Sourced numbers from the episode:

  • AI-fit companies deliver AI-driven financial performance 7.2x higher than other companies (PwC 2026 AI Performance Study, Joe Atkinson).
  • 74% of AI's economic value is captured by 20% of organisations (PwC).
  • Top performers are 2x more likely to redesign workflows around AI vs. layering AI onto existing processes (PwC).
  • Top performers are 2.6x more likely to report AI has improved their ability to reinvent their business model (PwC).
  • Top performers are 2.8x more likely to have increased the number of decisions made without human intervention (PwC).
  • Leading companies invest ~2.5x more of their revenue in AI than other companies (PwC).
  • ~80% of AI initiative value comes from redesigning work; ~20% from the technology itself (PwC).
  • Google Security Operations Centre, after deploying Gemini-based triage agents: >90% reduction in threat mitigation time (Sundar Pichai, Google Cloud Next 2026).
  • Google marketing, Gemini-in-Chrome launch: 70% faster turnaround, 20% increase in conversions (Google Cloud Next 2026).
  • Google committed $750 million to accelerate partner-led development of agentic AI systems (Google Cloud Next 2026).

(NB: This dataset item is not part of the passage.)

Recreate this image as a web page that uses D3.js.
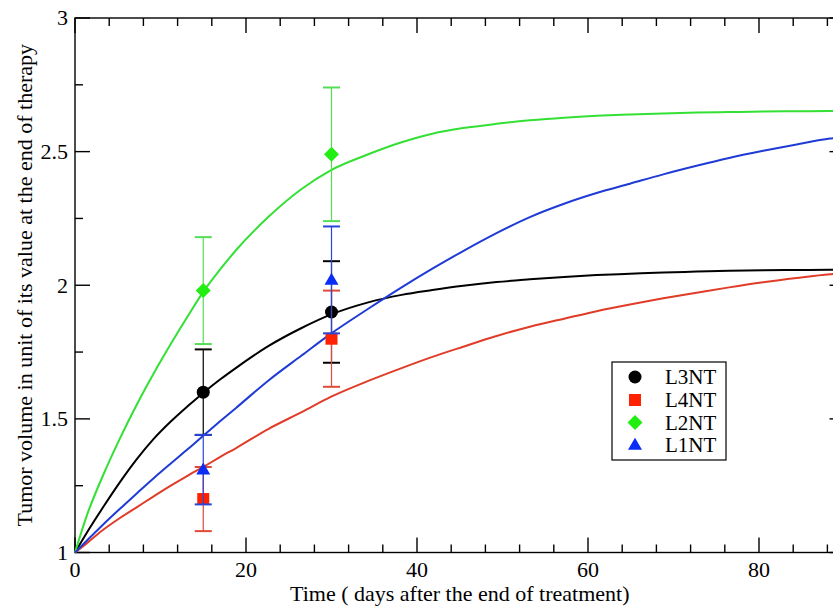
<!DOCTYPE html>
<html>
<head>
<meta charset="utf-8">
<script src="https://cdn.jsdelivr.net/npm/d3@7"></script>
<style>
  html, body { margin: 0; padding: 0; background: #fff; }
  svg { display: block; }
  text { font-family: "Liberation Serif", "Times New Roman", "DejaVu Serif", serif; fill: #000; }
</style>
</head>
<body>
<svg id="chart" width="833" height="608"></svg>
<script>
// ---- data ----
const curveDays = [0, 1.4, 3.3, 5.3, 7.25, 9.2, 11.2, 13.2, 15.1, 17, 18.8, 22.6, 26.5, 29.9, 34.3, 38.2, 41.8, 45.4, 49.3, 53.2, 57.2, 61.0, 64.9, 68.8, 72.7, 76.5, 80.5, 84.4, 88.3, 90];
const curveL3NT = [1, 1.075, 1.17, 1.265, 1.35, 1.425, 1.49, 1.548, 1.60, 1.648, 1.69, 1.772, 1.84, 1.89, 1.936, 1.964, 1.982, 1.998, 2.012, 2.022, 2.031, 2.038, 2.043, 2.048, 2.051, 2.054, 2.056, 2.057, 2.058, 2.058];
const curveL4NT = [1, 1.035, 1.085, 1.13, 1.17, 1.21, 1.25, 1.288, 1.322, 1.358, 1.39, 1.462, 1.525, 1.582, 1.642, 1.69, 1.732, 1.77, 1.81, 1.845, 1.875, 1.903, 1.928, 1.951, 1.972, 1.992, 2.011, 2.027, 2.041, 2.045];
const curveL2NT = [1, 1.14, 1.29, 1.43, 1.555, 1.67, 1.78, 1.885, 1.98, 2.06, 2.13, 2.255, 2.36, 2.43, 2.49, 2.535, 2.567, 2.588, 2.604, 2.617, 2.627, 2.634, 2.639, 2.643, 2.646, 2.648, 2.65, 2.651, 2.652, 2.652];
const curveL1NT = [1, 1.045, 1.105, 1.165, 1.222, 1.278, 1.333, 1.387, 1.44, 1.492, 1.54, 1.643, 1.737, 1.818, 1.912, 1.992, 2.062, 2.128, 2.195, 2.255, 2.305, 2.345, 2.38, 2.415, 2.447, 2.476, 2.503, 2.527, 2.549, 2.555];

const obsDays = [15, 30];
const obsL3NT = [1.60, 1.90];
const errL3NT = [0.16, 0.19];
const obsL4NT = [1.20, 1.80];
const errL4NT = [0.12, 0.18];
const obsL2NT = [1.98, 2.49];
const errL2NT = [0.20, 0.25];
const obsL1NT = [1.31, 2.02];
const errL1NT = [0.13, 0.20];

const seriesNames = ["L3NT", "L4NT", "L2NT", "L1NT"];
const xMajorTicks = [0, 20, 40, 60, 80];
const yMajorTicks = [1, 1.5, 2, 2.5, 3];
const yTickLabels = ["1", "1.5", "2", "2.5", "3"];
const xTitle = "Time ( days after the end of treatment)";
const yTitle = "Tumor volume in unit of its value at the end of therapy";

(function () {
// ---- styling / layout ----
const style = {
  L3NT: { line: "#000000", mark: "#000000", err: "#000000", shape: "circle" },
  L4NT: { line: "#e03c28", mark: "#ff2200", err: "#e04a38", shape: "square" },
  L2NT: { line: "#33e033", mark: "#22ee11", err: "#55dd55", shape: "diamond" },
  L1NT: { line: "#1f3bd6", mark: "#0a2cf5", err: "#2a45d8", shape: "triangle" }
};
const curves = { L3NT: curveL3NT, L4NT: curveL4NT, L2NT: curveL2NT, L1NT: curveL1NT };
const obs = { L3NT: obsL3NT, L4NT: obsL4NT, L2NT: obsL2NT, L1NT: obsL1NT };
const errs = { L3NT: errL3NT, L4NT: errL4NT, L2NT: errL2NT, L1NT: errL1NT };

const pL = 75, pR = 844.5, pT = 18, pB = 552.5;
const svg = d3.select("#chart");
const x = d3.scaleLinear().domain([0, 90]).range([pL, pR]);
const y = d3.scaleLinear().domain([1, 3]).range([pB, pT]);
const FS = "22px";

// frame
svg.append("rect").attr("x", pL).attr("y", pT).attr("width", pR - pL).attr("height", pB - pT)
  .attr("fill", "none").attr("stroke", "#000").attr("stroke-width", 1.4);

// ticks (inward, all four sides)
const xMinor = d3.range(0, 90, 4).filter(v => !xMajorTicks.includes(v));
const yMinor = [1.25, 1.75, 2.25, 2.75];
const tickG = svg.append("g").attr("stroke", "#000").attr("stroke-width", 1.4);
function xt(vals, len) {
  vals.forEach(v => {
    tickG.append("line").attr("x1", x(v)).attr("x2", x(v)).attr("y1", pB).attr("y2", pB - len);
    tickG.append("line").attr("x1", x(v)).attr("x2", x(v)).attr("y1", pT).attr("y2", pT + len);
  });
}
function yt(vals, len) {
  vals.forEach(v => {
    tickG.append("line").attr("y1", y(v)).attr("y2", y(v)).attr("x1", pL).attr("x2", pL + len);
    tickG.append("line").attr("y1", y(v)).attr("y2", y(v)).attr("x1", pR).attr("x2", pR - len);
  });
}
xt(xMajorTicks, 15); xt(xMinor, 8);
yt(yMajorTicks, 15); yt(yMinor, 8);

// tick labels
svg.append("g").selectAll("text").data(xMajorTicks).join("text")
  .attr("x", d => x(d)).attr("y", 577).attr("text-anchor", "middle")
  .style("font-size", FS).text(d => d);
svg.append("g").selectAll("text").data(yMajorTicks).join("text")
  .attr("x", 68).attr("y", d => y(d)).attr("dy", "0.34em").attr("text-anchor", "end")
  .style("font-size", FS).text((d, i) => yTickLabels[i]);

// axis titles
svg.append("text").attr("x", (pL + pR) / 2).attr("y", 601).attr("text-anchor", "middle")
  .style("font-size", FS).text(xTitle);
svg.append("text").attr("transform", `translate(31.5,${(pT + pB) / 2}) rotate(-90)`)
  .attr("text-anchor", "middle").style("font-size", FS).text(yTitle);

// curves
const plot = svg.append("g");
const line = d3.line().x(d => x(d[0])).y(d => y(d[1])).curve(d3.curveMonotoneX);
seriesNames.forEach(name => {
  const pts = curveDays.map((d, i) => [d, curves[name][i]]);
  plot.append("path").attr("d", line(pts)).attr("fill", "none")
    .attr("stroke", style[name].line).attr("stroke-width", 2);
});

// markers
function drawMarker(g, shape, cx, cy, color) {
  if (shape === "circle") {
    g.append("circle").attr("cx", cx).attr("cy", cy).attr("r", 6.5).attr("fill", color);
  } else if (shape === "square") {
    g.append("rect").attr("x", cx - 6).attr("y", cy - 6).attr("width", 12).attr("height", 12).attr("fill", color);
  } else if (shape === "diamond") {
    const r = 7.5;
    g.append("path").attr("d", `M${cx},${cy - r}L${cx + r},${cy}L${cx},${cy + r}L${cx - r},${cy}Z`).attr("fill", color);
  } else {
    const h = 12, w = 14;
    g.append("path").attr("d", `M${cx},${cy - h * 0.6}L${cx + w / 2},${cy + h * 0.4}L${cx - w / 2},${cy + h * 0.4}Z`).attr("fill", color);
  }
}

// error bars and markers
seriesNames.forEach(name => {
  const g = svg.append("g");
  obsDays.forEach((d, i) => {
    const cx = x(d), v = obs[name][i], e = errs[name][i];
    const c = style[name].err;
    g.append("line").attr("x1", cx).attr("x2", cx).attr("y1", y(v - e)).attr("y2", y(v + e))
      .attr("stroke", c).attr("stroke-width", 1.2);
    [v - e, v + e].forEach(t => {
      g.append("line").attr("x1", cx - 8.5).attr("x2", cx + 8.5).attr("y1", y(t)).attr("y2", y(t))
        .attr("stroke", c).attr("stroke-width", 2);
    });
    drawMarker(g, style[name].shape, cx, y(v), style[name].mark);
  });
});

// legend
const lg = svg.append("g");
lg.append("rect").attr("x", 612).attr("y", 362).attr("width", 114).attr("height", 98)
  .attr("fill", "#fff").attr("stroke", "#000").attr("stroke-width", 1.2);
const rowY = [377, 400, 422.5, 445];
seriesNames.forEach((name, i) => {
  drawMarker(lg, style[name].shape, 635, rowY[i], style[name].mark);
  lg.append("text").attr("x", 665).attr("y", rowY[i]).attr("dy", "0.34em")
    .style("font-size", "21px").text(name);
});
})();
</script>
</body>
</html>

For your own redesigned function: [reader: measure your own baseline] — cycle time, cost per unit, throughput, error rate, decision latency. Capture the numbers before you switch on the prototype, or you will not be able to defend the result later.

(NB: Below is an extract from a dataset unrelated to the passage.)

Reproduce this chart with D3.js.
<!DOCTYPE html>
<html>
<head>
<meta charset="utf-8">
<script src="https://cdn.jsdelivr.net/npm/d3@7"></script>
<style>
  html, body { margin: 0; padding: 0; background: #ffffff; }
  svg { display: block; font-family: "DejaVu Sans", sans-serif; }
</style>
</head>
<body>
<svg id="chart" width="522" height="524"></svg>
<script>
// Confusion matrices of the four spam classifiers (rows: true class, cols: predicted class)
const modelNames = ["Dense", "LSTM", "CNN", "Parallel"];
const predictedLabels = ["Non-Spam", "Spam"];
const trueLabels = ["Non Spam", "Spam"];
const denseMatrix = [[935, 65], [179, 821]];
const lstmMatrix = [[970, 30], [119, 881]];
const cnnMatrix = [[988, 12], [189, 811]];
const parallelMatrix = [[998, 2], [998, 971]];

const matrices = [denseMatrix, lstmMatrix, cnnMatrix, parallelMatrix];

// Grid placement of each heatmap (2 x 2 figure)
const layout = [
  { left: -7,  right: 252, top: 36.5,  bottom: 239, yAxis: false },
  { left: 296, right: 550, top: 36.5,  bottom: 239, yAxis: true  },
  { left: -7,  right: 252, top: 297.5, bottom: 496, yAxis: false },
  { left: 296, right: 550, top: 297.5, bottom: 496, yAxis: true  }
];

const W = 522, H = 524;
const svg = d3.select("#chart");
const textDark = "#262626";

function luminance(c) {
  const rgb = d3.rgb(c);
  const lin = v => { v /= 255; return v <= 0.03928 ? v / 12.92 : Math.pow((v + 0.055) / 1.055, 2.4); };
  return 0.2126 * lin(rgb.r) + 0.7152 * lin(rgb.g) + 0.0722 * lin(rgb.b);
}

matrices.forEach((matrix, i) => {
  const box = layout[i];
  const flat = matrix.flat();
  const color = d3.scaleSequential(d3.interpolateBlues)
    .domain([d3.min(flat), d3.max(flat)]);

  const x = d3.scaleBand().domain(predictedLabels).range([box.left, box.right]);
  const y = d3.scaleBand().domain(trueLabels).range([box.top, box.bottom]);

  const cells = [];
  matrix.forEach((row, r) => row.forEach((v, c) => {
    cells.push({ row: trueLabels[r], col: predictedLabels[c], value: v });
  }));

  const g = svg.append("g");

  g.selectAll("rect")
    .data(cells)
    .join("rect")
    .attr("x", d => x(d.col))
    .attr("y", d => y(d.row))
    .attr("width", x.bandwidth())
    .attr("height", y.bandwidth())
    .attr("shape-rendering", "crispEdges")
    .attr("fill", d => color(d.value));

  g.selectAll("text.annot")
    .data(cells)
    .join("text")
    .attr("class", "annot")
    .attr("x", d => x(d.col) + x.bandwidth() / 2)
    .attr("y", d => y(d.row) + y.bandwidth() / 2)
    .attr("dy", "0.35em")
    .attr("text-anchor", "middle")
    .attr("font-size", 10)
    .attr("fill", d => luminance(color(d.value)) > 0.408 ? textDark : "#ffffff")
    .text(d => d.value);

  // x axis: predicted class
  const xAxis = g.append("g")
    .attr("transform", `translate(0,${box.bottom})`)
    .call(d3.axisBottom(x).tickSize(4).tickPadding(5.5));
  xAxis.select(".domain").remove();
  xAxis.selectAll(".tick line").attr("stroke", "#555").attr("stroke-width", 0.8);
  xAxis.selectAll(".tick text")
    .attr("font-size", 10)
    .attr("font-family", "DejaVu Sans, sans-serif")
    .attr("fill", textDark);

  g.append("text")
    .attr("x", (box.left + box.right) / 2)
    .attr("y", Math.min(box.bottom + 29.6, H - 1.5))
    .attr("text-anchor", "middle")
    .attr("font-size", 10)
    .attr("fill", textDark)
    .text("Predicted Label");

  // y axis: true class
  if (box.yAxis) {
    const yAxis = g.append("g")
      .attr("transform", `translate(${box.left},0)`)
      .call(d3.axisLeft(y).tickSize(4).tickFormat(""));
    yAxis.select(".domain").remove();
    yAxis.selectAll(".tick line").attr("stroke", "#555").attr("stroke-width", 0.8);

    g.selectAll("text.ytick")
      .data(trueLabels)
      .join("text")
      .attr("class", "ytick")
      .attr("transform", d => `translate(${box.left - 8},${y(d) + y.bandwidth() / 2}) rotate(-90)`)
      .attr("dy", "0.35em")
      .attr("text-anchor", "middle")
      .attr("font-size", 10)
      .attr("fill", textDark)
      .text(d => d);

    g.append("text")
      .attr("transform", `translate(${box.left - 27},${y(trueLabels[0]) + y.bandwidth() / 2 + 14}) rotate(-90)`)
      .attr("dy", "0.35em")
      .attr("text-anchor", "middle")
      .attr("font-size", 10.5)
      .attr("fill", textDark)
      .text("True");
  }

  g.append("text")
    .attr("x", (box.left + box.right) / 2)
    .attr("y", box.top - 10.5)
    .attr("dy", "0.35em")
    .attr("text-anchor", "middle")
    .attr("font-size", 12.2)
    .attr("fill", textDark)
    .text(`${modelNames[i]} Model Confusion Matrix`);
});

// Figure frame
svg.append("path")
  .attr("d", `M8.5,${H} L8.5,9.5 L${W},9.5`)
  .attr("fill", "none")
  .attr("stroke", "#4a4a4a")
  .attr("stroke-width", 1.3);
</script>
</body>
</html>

6. How to replicate in 1 day

  • 30 min — Pick the function and write the mandate. One paragraph from the CEO or board: "We are redesigning [function] from scratch around AI agents. Existing structure is not the constraint."
  • 90 min — Workflow inventory. Pull SOPs, role descriptions, and recurring tasks for the chosen function. List every recurring task, its frequency, and approximate time-cost.
  • 60 min — Classify tasks. Sort into structured / judgement / relational. Highlight the structured layer — that is the redesign target.
  • 90 min — Map agents. For each structured task, name the commercial agent capability that already exists for it (document intake, reconciliation, anomaly detection, drafting, triage, monitoring).
  • 60 min — Sketch the rebuilt function. Headcount, roles, skills, decision rights, agent-vs-human boundaries. Two pages maximum.
  • 2 hours — Build the smallest prototype. Pick one end-to-end workflow inside the function. Stand it up using one of the platforms named in the episode (Gemini Enterprise, OpenAI Workspace Agents, Claude). Do not procure — prototype.
  • 60 min — Capture the baseline and run a measurement plan. Define the before/after metrics, owner, and review date. Schedule the next-function replication on the calendar before you stop.

Total: ~8 hours. End of day deliverable: a written blank-sheet redesign of one function, a working prototype on one workflow, and a measurement plan with baseline numbers captured.